--- START OF Supplied data ---

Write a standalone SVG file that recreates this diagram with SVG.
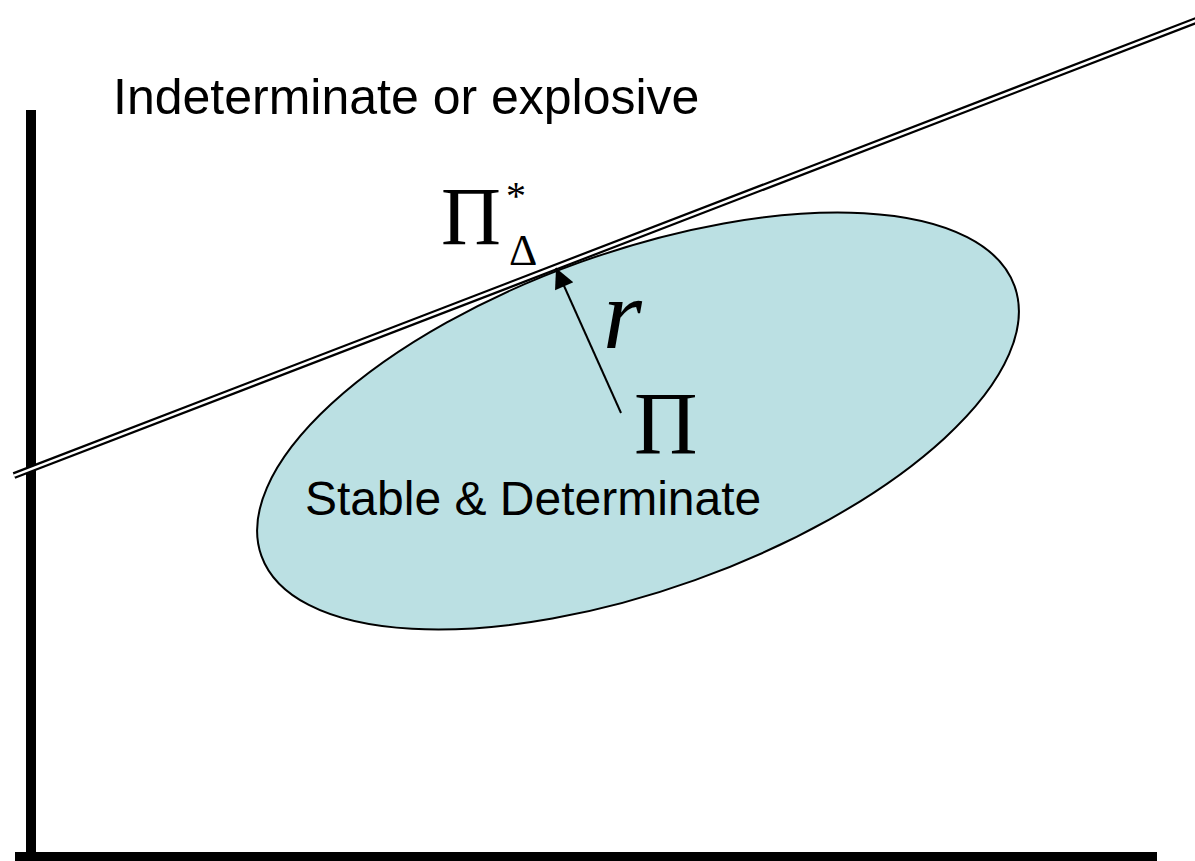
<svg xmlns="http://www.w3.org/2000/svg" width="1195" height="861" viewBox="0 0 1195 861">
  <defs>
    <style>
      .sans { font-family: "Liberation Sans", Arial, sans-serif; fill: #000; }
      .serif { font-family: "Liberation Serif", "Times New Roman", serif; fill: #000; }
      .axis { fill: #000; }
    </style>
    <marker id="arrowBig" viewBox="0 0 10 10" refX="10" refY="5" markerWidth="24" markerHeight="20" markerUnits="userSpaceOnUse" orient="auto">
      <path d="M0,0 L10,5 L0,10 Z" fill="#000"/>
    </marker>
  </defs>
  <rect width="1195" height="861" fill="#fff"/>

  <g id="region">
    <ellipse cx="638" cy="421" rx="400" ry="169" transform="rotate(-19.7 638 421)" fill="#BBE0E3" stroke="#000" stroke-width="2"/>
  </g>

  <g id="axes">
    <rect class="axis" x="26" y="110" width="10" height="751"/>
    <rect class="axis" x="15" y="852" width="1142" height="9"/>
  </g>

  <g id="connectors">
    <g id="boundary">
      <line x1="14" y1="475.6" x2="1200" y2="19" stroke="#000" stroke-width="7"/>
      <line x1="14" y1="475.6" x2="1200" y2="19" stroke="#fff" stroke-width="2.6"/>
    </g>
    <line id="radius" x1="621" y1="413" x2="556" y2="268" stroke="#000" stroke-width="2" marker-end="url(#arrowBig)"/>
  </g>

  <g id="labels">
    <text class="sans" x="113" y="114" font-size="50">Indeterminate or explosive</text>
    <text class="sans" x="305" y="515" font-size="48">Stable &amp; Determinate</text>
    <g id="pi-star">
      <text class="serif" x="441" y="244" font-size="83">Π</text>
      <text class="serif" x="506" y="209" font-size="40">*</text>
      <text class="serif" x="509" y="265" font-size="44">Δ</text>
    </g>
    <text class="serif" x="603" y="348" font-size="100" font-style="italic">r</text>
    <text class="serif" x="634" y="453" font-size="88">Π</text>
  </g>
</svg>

--- END OF Supplied data ---

» **What is being asked**
Transcribe the whole listing exactly. Pictures are excluded.

» **Answer to this problem**
Write a standalone SVG file that recreates this diagram with SVG.
<svg xmlns="http://www.w3.org/2000/svg" width="1195" height="861" viewBox="0 0 1195 861">
  <defs>
    <style>
      .sans { font-family: "Liberation Sans", Arial, sans-serif; fill: #000; }
      .serif { font-family: "Liberation Serif", "Times New Roman", serif; fill: #000; }
      .axis { fill: #000; }
    </style>
    <marker id="arrowBig" viewBox="0 0 10 10" refX="10" refY="5" markerWidth="24" markerHeight="20" markerUnits="userSpaceOnUse" orient="auto">
      <path d="M0,0 L10,5 L0,10 Z" fill="#000"/>
    </marker>
  </defs>
  <rect width="1195" height="861" fill="#fff"/>

  <g id="region">
    <ellipse cx="638" cy="421" rx="400" ry="169" transform="rotate(-19.7 638 421)" fill="#BBE0E3" stroke="#000" stroke-width="2"/>
  </g>

  <g id="axes">
    <rect class="axis" x="26" y="110" width="10" height="751"/>
    <rect class="axis" x="15" y="852" width="1142" height="9"/>
  </g>

  <g id="connectors">
    <g id="boundary">
      <line x1="14" y1="475.6" x2="1200" y2="19" stroke="#000" stroke-width="7"/>
      <line x1="14" y1="475.6" x2="1200" y2="19" stroke="#fff" stroke-width="2.6"/>
    </g>
    <line id="radius" x1="621" y1="413" x2="556" y2="268" stroke="#000" stroke-width="2" marker-end="url(#arrowBig)"/>
  </g>

  <g id="labels">
    <text class="sans" x="113" y="114" font-size="50">Indeterminate or explosive</text>
    <text class="sans" x="305" y="515" font-size="48">Stable &amp; Determinate</text>
    <g id="pi-star">
      <text class="serif" x="441" y="244" font-size="83">Π</text>
      <text class="serif" x="506" y="209" font-size="40">*</text>
      <text class="serif" x="509" y="265" font-size="44">Δ</text>
    </g>
    <text class="serif" x="603" y="348" font-size="100" font-style="italic">r</text>
    <text class="serif" x="634" y="453" font-size="88">Π</text>
  </g>
</svg>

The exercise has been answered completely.